[Original post contains a picture of a block of text, reading: ‘“Quite”: an adverbial modifier that shades the meaning of a statement. Americans use “quite” to amplify their enthusiasm for the adjective, in the way they would use “really”, “very” or “totally”. By contrast, if a Brit volunteers that a visitor is “quite attractive”, they’re only saying “fairly” or “sort of attractive”. This ambiguous intensifier bestows a “damning with faint praise” effect on any word with which it is teamed.’
And that’s terrible.: shiphassailed: tigerpellets: I NEVER KNEW THISI NEVER KNEW THAT WAS…
I NEVER KNEW THIS
I NEVER KNEW THAT WAS WHAT AMERICANS MEANT WHEN THEY SAID “QUITE”
WHY DIDN’T ANYBODY TELL ME
SUDDENLY THAT ONE SONG THAT GOES “HELLO I MISS YOU QUITE TERRIBLY” MAKES LIKE A MILLION TIMES MORE SENSE
are you serious british…
How can you all not know this? That’s QUITE terrible!
What the hell??? I didn’t know this was a thing that differed between brits and americans. W OWWww.
okay you know what
JAMIE, IS THIS TRUE?
A bit true. In my experience (dialects and registers vary, of course), ‘quite’ generally adds little to what it modifies. To say someone is ‘quite attractive’ is not necessarily higher praise than saying they are ‘attractive’, nor is it necessarily (or even usually) ‘damning with faint praise’. It’s quite* context-sensitive.
Consider the following exchange:
- Person 1: ‘Wow, Christian Bale is really attractive!’

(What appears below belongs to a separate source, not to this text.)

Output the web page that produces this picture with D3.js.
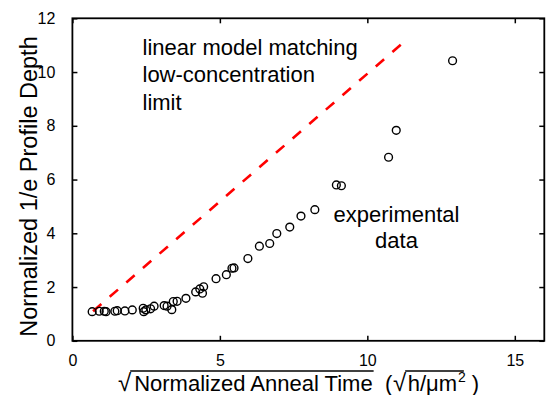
<!DOCTYPE html>
<html>
<head>
<meta charset="utf-8">
<script src="https://cdn.jsdelivr.net/npm/d3@7"></script>
<style>
  html, body { margin: 0; padding: 0; background: #fff; }
  svg { display: block; font-family: "Liberation Sans", Arial, Helvetica, sans-serif; }
</style>
</head>
<body>
<svg id="chart" width="546" height="395"></svg>
<script>
// ---- data ----
const xTicks = [0, 5, 10, 15];
const yTicks = [0, 2, 4, 6, 8, 10, 12];
const expX = [0.67, 0.91, 1.08, 1.14, 1.44, 1.52, 1.78, 2.03, 2.40, 2.42, 2.49, 2.65, 2.77,
              3.11, 3.21, 3.37, 3.42, 3.55, 3.85, 4.18, 4.32, 4.41, 4.45, 4.87, 5.22, 5.41,
              5.48, 5.95, 6.34, 6.69, 6.93, 7.37, 7.75, 8.22, 8.95, 9.12, 10.72, 10.98, 12.89];
const expY = [1.085, 1.10, 1.10, 1.085, 1.10, 1.12, 1.11, 1.15, 1.21, 1.085, 1.15, 1.19, 1.29,
              1.31, 1.29, 1.16, 1.46, 1.47, 1.58, 1.82, 1.93, 1.77, 2.01, 2.31, 2.46, 2.70,
              2.71, 3.06, 3.52, 3.62, 3.99, 4.23, 4.64, 4.88, 5.80, 5.77, 6.83, 7.83, 10.42];
const modelX = [0.7, 11.15];
const modelY = [1.1, 11.03];
const annotModel = ["linear model matching", "low-concentration", "limit"];
const annotExp = ["experimental", "data"];

// ---- layout ----
const L = 72.4, R = 544.3, T = 18.3, B = 340.8;
const svg = d3.select("#chart");
const x = d3.scaleLinear().domain([0, 16]).range([L, R]);
const y = d3.scaleLinear().domain([0, 12]).range([B, T]);

function styleAxis(g) {
  g.select(".domain").remove();
  g.selectAll(".tick line").attr("stroke", "#000").attr("stroke-width", 1.5);
  g.selectAll(".tick text").attr("fill", "#000").style("font-size", "16px")
    .style("font-family", "'Liberation Sans', Arial, Helvetica, sans-serif");
}
svg.append("g").attr("transform", `translate(0,${B})`)
  .call(d3.axisBottom(x).tickValues(xTicks).tickSize(-5).tickPadding(13.5).tickFormat(d3.format("d")))
  .call(styleAxis);
svg.append("g").attr("transform", `translate(0,${T})`)
  .call(d3.axisTop(x).tickValues(xTicks).tickSize(-5).tickFormat(""))
  .call(styleAxis);
svg.append("g").attr("transform", `translate(${L},0)`)
  .call(d3.axisLeft(y).tickValues(yTicks).tickSize(-5).tickPadding(17).tickFormat(d3.format("d")))
  .call(styleAxis);
svg.append("g").attr("transform", `translate(${R},0)`)
  .call(d3.axisRight(y).tickValues(yTicks).tickSize(-5).tickFormat(""))
  .call(styleAxis);

svg.append("rect").attr("x", L).attr("y", T).attr("width", R - L).attr("height", B - T)
  .attr("fill", "none").attr("stroke", "#000").attr("stroke-width", 1.8);

// model line
const pts = modelX.map((v, i) => [v, modelY[i]]);
svg.append("path")
  .attr("d", d3.line().x(d => x(d[0])).y(d => y(d[1]))(pts))
  .attr("fill", "none").attr("stroke", "#ff0000").attr("stroke-width", 2.6)
  .attr("stroke-dasharray", "11,11");

// experimental points
svg.append("g").selectAll("circle").data(expX.map((v, i) => [v, expY[i]])).join("circle")
  .attr("cx", d => x(d[0])).attr("cy", d => y(d[1])).attr("r", 3.9)
  .attr("fill", "none").attr("stroke", "#000").attr("stroke-width", 1.4);

// annotations
svg.append("g").selectAll("text").data(annotModel).join("text")
  .attr("x", 142.5).attr("y", (d, i) => 55 + i * 27.3)
  .style("font-size", "22px").attr("fill", "#000").text(d => d);
svg.append("g").selectAll("text").data(annotExp).join("text")
  .attr("x", 396.5).attr("y", (d, i) => 221.5 + i * 26.5).attr("text-anchor", "middle")
  .style("font-size", "22px").attr("fill", "#000").text(d => d);

// y label
svg.append("text").attr("transform", "translate(37,186.5) rotate(-90)")
  .attr("text-anchor", "middle").style("font-size", "23.5px").attr("fill", "#000")
  .text("Normalized 1/e Profile Depth");

// x label with radical signs and overlines
const xl = svg.append("g");
const base = 391, fs = 22;
function piece(x0, str, size, dy) {
  const t = xl.append("text").attr("x", x0).attr("y", base + (dy || 0))
    .style("font-size", size + "px").attr("fill", "#000").text(str);
  return [x0, x0 + t.node().getComputedTextLength()];
}
function overline(x0, x1) {
  xl.append("line").attr("x1", x0).attr("x2", x1).attr("y1", 371).attr("y2", 371)
    .attr("stroke", "#000").attr("stroke-width", 1.4);
}
const r1 = piece(118, "√", 24);
const a1 = piece(r1[1] + 3, "Normalized Anneal Time", fs);
overline(r1[1] - 1, a1[1] + 1);
piece(385, "(", fs);
const r2 = piece(393, "√", 24);
const a2 = piece(r2[1] + 1.5, "h/μm", fs);
const a3 = piece(a2[1] + 1, "2", 14, -9);
overline(r2[1] - 1, a3[1] - 2);
piece(a3[1] + 6, ")", fs);
</script>
</body>
</html>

- Person 2: ‘Yeah, he’s quite attractive.’
I’d interpret that to mean that person 2 doesn’t radically disagree but wants to add a note of moderation. They’re not really prepared to go as far as ‘really attractive’, but I wouldn’t assume that they find him unattractive.
On the other hand:
- Person 1: ‘Wow, Christian Bale is hideous!’
- Person 2: ‘I think he’s quite attractive.’
Here 2 is clearly disagreeing with 1. The word ‘quite’ adds little except perhaps to convey that 2 acknowledges that Bale is not the most attractive person in the world and there could be scope for disagreement about his attractiveness. Nonetheless the ‘quite’ clearly indicates that Bale is attractive to a degree that is by no means to be sneezed at. He’s more than ‘sort of’ attractive.
So it’s a rather unhelpful adverb, really, or at least a very subtle one. But I think it’s fair to say that it’s very rarely a significant intensifier and can’t readily be exchanged for ‘very’, let alone ‘totally’.
The exception is in old-fashioned British English. If you go back to the earlier part of the twentieth century, and to a certain somewhat posh way of speaking, ‘quite’ means ‘entirely’ or ‘completely’ (or, more loosely, ‘very’). For example, ‘Oh Geoffrey, it was quite ghastly!’ — this means that it was entirely ghastly, with no element of non-ghastliness. Or, ‘Dash it, I had quite forgotten!’ — meaning that the speaker had completely failed to remember.
If you go back further, you find this sense as standard, e.g. ‘The commons hath he pill’d with grievous taxes, / And quite lost their hearts: the nobles hath he fin’d / For ancient quarrels and quite lost their hearts’ (Richard II 2.1). You still get hints of it today, when ‘quite’ is used to modify adjectives that are quantifiable, e.g. ‘I’m not quite sure’ (meaning ‘I’m not completely sure’) would still be a perfectly normal thing to say, though it would perhaps be more usual to say ‘I’m not completely sure’ or something like that.
You also get a whiff of this old meaning in certain well-established phrases like ‘quite enough’ (e.g. ‘that’s quite enough of that, thank you’ — a stern and slightly old-fashioned way of saying ‘stop that’), or when ‘quite’ is used on its own as a way of indicating ‘what you have said is exactly right’ with a slight connotation of ‘what you have said is even more true than you realize’ or ‘you have unintentionally said something extremely apposite’, e.g.:
- Jamie: ‘I have set out my thoughts on this subject at some length…’
- Tumblr: ‘Quite.’
* (My use of ‘quite’ here means ‘I don’t want to commit to saying something as categorical as “it’s context-sensitive” because I’m not sure that’s always true’. You could substitute ‘fairly’. It’s perhaps a bit stronger than ‘somewhat’.)